Instruction - Write the lines out again, from the top of the material to the line containing "import matplotlib.pyplot as plt", pictures excluded.
[begin Data provided]
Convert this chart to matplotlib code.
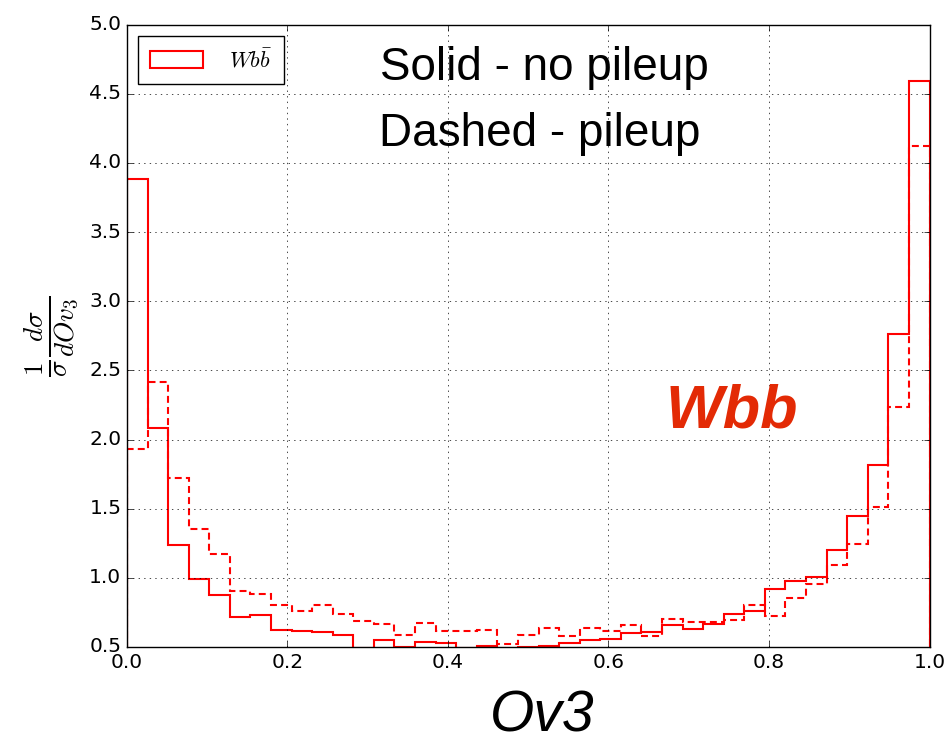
import numpy as np
import matplotlib
matplotlib.use('Agg')
import matplotlib.pyplot as plt

plt.style.use('classic')
plt.rcParams['mathtext.fontset'] = 'cm'
plt.rcParams['xtick.labelsize'] = 14.5
plt.rcParams['ytick.labelsize'] = 14.5

# 39 bins between 0 and 1
edges = np.linspace(0, 1, 40)

# solid - no pileup
no_pileup = [3.886, 2.08, 1.234, 0.995, 0.879, 0.717, 0.734, 0.626, 0.616, 0.606,
             0.587, 0.49, 0.553, 0.50, 0.534, 0.531, 0.49, 0.506, 0.49, 0.50,
             0.507, 0.529, 0.549, 0.56, 0.60, 0.608, 0.657, 0.628, 0.664, 0.741,
             0.758, 0.919, 0.977, 1.006, 1.204, 1.447, 1.816, 2.766, 4.589]

# dashed - pileup
pileup = [1.93, 2.413, 1.72, 1.355, 1.169, 0.903, 0.886, 0.807, 0.761, 0.804,
          0.736, 0.688, 0.664, 0.584, 0.671, 0.614, 0.614, 0.62, 0.52, 0.587,
          0.635, 0.58, 0.64, 0.616, 0.657, 0.577, 0.705, 0.681, 0.68, 0.698,
          0.807, 0.722, 0.854, 0.953, 1.096, 1.245, 1.512, 2.235, 4.12]

centers = 0.5 * (edges[:-1] + edges[1:])

fig = plt.figure(figsize=(9.51, 7.44), dpi=100, facecolor='white')
ax = fig.add_axes([0.1335, 0.1304, 0.8439, 0.8366])

ax.hist(centers, bins=edges, weights=no_pileup, histtype='step',
        color='red', lw=1.5, label=r'$Wb\bar{b}$')
ax.hist(centers, bins=edges, weights=pileup, histtype='step',
        color='red', lw=1.5, linestyle=(0, (5, 3)))

ax.set_xlim(0, 1)
ax.set_ylim(0.5, 5.0)
ax.set_xticks(np.arange(0, 1.01, 0.2))
ax.set_yticks(np.arange(0.5, 5.01, 0.5))
ax.grid(True)
ax.set_ylabel(r'$\frac{1}{\sigma}\frac{d\sigma}{dOv_3}$', fontsize=28, labelpad=6)

ax.legend(loc='upper left', fontsize=16, handlelength=2.35, handleheight=0.83,
          borderpad=0.55, handletextpad=1.2, borderaxespad=0.5)

fig.text(0.5725, 1 - 80 / 744, 'Solid - no pileup', fontsize=33,
         family='Liberation Sans', ha='center', va='baseline')
fig.text(0.5675, 1 - 146.5 / 744, 'Dashed - pileup', fontsize=33,
         family='Liberation Sans', ha='center', va='baseline')
fig.text(0.7697, 1 - 427 / 744, 'Wbb', fontsize=44, family='Liberation Sans',
         weight='bold', style='italic', color='#e32a05', ha='center', va='baseline')
fig.text(0.570, 1 - 731 / 744, 'Ov3', fontsize=41, family='Liberation Sans',
         style='italic', ha='center', va='baseline')

fig.savefig('out.png', dpi=100, facecolor='white')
[end Data provided]
Answer for this exercise -
Convert this chart to matplotlib code.
import numpy as np
import matplotlib
matplotlib.use('Agg')
import matplotlib.pyplot as plt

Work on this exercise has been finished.